Retype nothing but the lines from the start of the material up to and including the line with "plt.rcParams['font.family'] = ['Liberation". Pictures don't belong in the copy.

• • •

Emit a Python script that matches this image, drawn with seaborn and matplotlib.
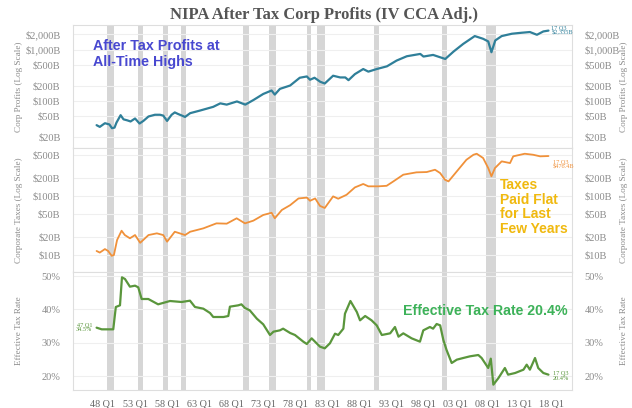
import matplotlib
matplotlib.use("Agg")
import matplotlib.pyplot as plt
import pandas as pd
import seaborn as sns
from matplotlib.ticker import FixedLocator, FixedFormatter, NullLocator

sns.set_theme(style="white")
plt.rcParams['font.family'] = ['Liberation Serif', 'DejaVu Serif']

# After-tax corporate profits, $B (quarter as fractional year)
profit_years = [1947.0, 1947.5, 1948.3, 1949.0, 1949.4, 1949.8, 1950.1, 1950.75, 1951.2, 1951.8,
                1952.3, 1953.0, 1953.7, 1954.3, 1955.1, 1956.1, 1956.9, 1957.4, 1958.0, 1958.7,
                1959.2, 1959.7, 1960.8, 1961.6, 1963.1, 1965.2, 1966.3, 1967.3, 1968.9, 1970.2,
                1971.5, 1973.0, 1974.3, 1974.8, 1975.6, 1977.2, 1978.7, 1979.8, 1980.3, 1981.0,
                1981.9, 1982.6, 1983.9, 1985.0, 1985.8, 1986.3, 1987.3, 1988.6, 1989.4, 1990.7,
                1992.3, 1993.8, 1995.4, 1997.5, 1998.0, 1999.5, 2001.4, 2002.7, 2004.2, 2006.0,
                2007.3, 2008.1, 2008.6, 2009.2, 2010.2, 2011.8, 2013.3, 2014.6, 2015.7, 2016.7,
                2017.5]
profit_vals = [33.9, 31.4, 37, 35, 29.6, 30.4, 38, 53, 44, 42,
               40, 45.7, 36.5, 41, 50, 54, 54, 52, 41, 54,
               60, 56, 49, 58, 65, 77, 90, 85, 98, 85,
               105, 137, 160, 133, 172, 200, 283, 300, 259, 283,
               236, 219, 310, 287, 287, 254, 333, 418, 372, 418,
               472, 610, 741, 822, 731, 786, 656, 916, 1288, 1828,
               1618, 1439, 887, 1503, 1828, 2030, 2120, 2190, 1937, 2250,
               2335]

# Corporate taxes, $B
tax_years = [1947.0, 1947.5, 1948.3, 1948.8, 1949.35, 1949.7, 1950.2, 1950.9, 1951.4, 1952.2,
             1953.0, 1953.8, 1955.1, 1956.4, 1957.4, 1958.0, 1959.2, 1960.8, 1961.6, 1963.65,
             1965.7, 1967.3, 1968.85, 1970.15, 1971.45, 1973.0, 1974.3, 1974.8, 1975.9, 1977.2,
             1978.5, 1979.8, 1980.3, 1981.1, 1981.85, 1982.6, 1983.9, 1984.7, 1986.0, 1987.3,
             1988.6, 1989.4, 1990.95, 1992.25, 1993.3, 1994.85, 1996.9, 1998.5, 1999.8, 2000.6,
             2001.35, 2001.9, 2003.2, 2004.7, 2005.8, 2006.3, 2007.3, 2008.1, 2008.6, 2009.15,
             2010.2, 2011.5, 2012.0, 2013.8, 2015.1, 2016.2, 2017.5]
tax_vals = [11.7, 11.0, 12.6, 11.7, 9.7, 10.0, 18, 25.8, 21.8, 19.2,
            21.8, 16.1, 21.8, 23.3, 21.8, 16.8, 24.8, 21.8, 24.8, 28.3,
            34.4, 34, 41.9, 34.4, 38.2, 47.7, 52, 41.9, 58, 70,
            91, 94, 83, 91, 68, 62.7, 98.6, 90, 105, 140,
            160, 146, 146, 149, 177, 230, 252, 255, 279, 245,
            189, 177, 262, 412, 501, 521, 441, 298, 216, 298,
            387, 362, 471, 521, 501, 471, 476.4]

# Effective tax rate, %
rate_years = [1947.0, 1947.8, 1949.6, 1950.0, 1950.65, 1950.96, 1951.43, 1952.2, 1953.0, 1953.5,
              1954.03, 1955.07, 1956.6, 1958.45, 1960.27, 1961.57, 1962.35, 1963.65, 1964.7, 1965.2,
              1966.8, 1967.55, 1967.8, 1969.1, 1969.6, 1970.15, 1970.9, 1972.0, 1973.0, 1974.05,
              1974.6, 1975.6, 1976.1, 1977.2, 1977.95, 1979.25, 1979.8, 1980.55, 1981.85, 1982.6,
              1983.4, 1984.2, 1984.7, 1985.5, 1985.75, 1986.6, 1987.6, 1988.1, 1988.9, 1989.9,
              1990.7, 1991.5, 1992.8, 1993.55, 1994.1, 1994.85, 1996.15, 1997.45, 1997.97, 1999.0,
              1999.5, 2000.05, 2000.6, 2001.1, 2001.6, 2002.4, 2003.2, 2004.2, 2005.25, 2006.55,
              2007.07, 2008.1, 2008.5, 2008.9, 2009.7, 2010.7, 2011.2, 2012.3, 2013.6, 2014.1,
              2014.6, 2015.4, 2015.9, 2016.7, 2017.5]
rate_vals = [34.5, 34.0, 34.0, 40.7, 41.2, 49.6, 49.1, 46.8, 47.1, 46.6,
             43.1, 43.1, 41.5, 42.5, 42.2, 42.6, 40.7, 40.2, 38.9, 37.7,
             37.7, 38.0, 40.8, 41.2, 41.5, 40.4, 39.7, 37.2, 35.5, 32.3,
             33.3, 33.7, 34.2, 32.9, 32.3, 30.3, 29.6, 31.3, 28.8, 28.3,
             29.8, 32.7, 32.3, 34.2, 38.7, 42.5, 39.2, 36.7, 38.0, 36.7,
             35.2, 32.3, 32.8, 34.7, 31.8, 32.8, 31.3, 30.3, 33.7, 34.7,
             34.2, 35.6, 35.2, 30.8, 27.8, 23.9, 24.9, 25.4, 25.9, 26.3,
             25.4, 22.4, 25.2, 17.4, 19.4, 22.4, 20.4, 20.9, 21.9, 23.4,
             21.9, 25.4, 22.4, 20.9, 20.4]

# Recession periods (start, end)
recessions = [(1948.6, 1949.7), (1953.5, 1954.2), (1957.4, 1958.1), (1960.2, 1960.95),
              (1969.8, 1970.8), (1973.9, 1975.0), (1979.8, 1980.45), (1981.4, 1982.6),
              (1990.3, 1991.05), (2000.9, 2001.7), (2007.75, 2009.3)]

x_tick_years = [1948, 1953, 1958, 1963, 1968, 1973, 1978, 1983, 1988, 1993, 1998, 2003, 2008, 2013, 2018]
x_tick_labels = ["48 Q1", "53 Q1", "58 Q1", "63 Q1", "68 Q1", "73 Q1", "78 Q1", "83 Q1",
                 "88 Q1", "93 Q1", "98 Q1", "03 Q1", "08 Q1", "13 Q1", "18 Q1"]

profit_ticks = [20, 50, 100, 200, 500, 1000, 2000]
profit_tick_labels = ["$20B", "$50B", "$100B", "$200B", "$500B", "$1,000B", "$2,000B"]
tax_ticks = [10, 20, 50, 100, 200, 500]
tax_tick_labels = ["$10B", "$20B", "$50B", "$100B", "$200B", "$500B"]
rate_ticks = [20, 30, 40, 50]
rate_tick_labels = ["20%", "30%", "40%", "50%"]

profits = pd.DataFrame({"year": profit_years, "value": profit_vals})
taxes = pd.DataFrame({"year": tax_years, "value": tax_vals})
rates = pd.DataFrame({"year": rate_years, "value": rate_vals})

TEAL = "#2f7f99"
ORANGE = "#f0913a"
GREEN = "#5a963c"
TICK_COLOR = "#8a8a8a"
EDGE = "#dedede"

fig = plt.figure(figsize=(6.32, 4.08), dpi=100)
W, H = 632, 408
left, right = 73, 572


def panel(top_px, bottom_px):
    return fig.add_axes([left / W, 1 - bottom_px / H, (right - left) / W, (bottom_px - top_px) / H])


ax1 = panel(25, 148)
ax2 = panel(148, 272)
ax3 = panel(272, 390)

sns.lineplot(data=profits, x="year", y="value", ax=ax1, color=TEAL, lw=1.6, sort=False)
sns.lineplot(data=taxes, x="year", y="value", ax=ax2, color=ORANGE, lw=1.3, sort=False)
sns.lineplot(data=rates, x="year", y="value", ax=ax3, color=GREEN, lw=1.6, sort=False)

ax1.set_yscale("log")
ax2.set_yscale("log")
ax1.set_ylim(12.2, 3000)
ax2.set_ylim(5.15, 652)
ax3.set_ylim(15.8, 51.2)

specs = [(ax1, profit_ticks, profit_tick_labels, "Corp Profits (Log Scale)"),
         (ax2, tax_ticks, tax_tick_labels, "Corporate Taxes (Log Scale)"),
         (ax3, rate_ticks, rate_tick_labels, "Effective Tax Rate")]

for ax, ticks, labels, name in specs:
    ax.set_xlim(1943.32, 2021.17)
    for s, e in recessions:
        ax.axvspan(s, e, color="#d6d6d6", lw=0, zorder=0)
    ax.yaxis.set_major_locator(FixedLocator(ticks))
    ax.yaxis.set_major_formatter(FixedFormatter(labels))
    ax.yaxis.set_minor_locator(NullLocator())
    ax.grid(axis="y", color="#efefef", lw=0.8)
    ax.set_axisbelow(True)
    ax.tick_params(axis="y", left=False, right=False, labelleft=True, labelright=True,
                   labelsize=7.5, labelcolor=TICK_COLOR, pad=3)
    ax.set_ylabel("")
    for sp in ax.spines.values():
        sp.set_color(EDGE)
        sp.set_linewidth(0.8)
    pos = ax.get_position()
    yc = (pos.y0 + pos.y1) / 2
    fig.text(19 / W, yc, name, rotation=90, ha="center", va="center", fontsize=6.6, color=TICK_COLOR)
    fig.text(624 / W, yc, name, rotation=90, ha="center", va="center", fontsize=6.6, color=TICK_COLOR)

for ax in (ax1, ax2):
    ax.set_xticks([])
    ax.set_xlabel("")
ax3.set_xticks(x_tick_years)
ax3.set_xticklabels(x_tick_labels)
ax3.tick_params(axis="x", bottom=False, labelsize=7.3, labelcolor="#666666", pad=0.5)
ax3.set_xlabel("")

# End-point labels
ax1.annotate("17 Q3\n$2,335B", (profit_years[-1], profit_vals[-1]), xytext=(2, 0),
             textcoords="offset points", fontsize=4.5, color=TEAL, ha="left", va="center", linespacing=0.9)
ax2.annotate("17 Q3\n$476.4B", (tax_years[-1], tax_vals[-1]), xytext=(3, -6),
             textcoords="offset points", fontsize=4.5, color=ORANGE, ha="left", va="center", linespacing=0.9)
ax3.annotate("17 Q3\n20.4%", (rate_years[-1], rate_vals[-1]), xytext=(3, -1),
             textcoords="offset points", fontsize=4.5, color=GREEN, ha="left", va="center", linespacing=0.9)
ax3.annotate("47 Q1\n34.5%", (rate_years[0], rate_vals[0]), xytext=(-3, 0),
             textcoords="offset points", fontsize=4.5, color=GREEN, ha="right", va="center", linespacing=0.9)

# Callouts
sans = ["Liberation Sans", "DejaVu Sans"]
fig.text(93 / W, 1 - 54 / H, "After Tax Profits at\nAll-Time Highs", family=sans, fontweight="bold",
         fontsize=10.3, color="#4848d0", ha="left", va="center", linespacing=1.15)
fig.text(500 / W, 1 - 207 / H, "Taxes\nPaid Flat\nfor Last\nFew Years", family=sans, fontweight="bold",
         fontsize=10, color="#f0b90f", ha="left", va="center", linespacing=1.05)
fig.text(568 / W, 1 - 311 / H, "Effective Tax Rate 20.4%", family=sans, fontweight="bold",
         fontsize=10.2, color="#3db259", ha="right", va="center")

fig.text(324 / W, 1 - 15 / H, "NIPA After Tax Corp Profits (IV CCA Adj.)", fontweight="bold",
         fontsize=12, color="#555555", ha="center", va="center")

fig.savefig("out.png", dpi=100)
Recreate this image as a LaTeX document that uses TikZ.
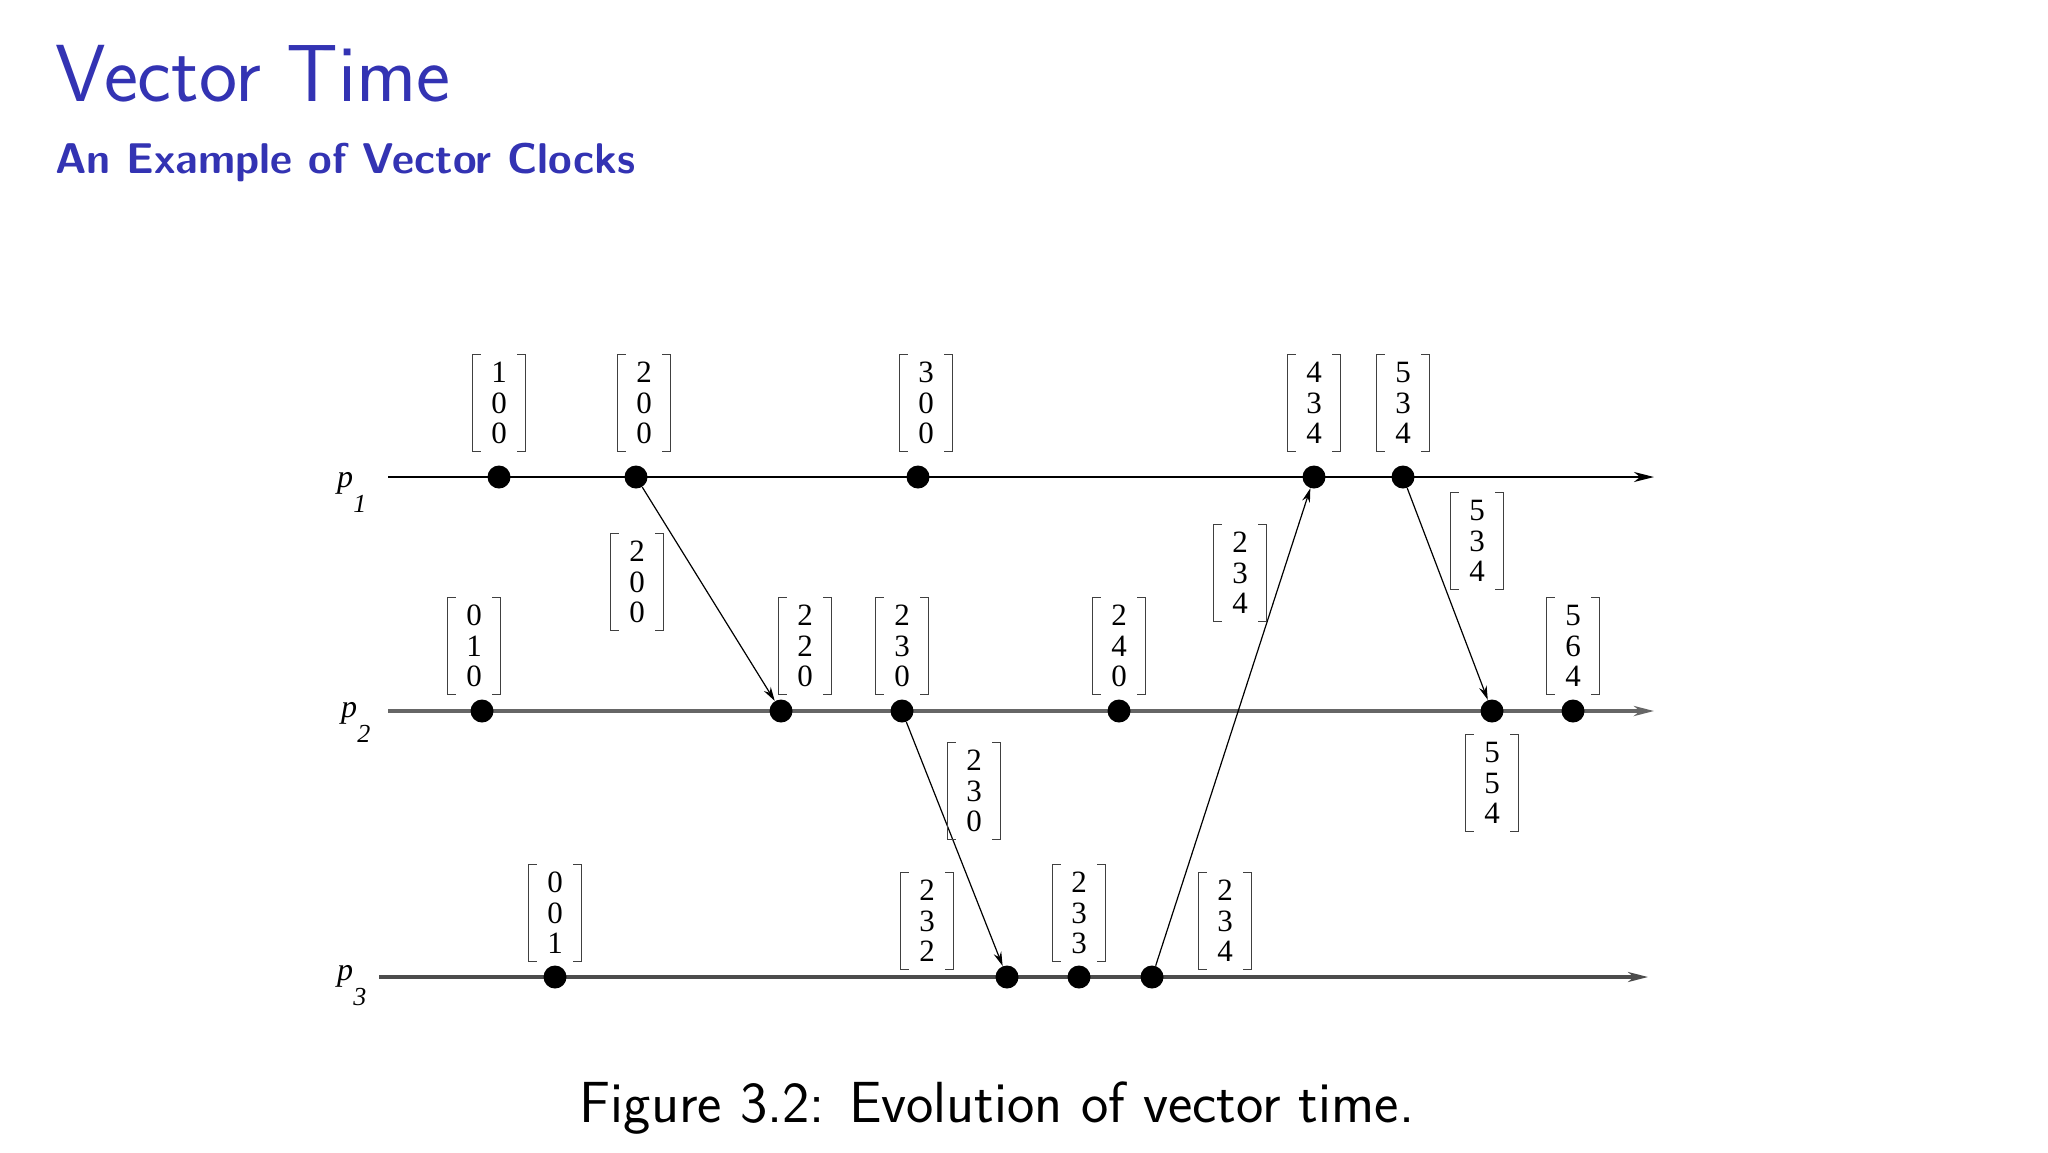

• • •

- _SOLUTION_
Emit a Python script that matches this image, drawn with seaborn and matplotlib.
import matplotlib
matplotlib.use("Agg")
import matplotlib.pyplot as plt
import pandas as pd
import seaborn as sns
from matplotlib.ticker import FixedLocator, FixedFormatter, NullLocator

sns.set_theme(style="white")
plt.rcParams['font.family'] = ['Liberation Serif', 'DejaVu Serif']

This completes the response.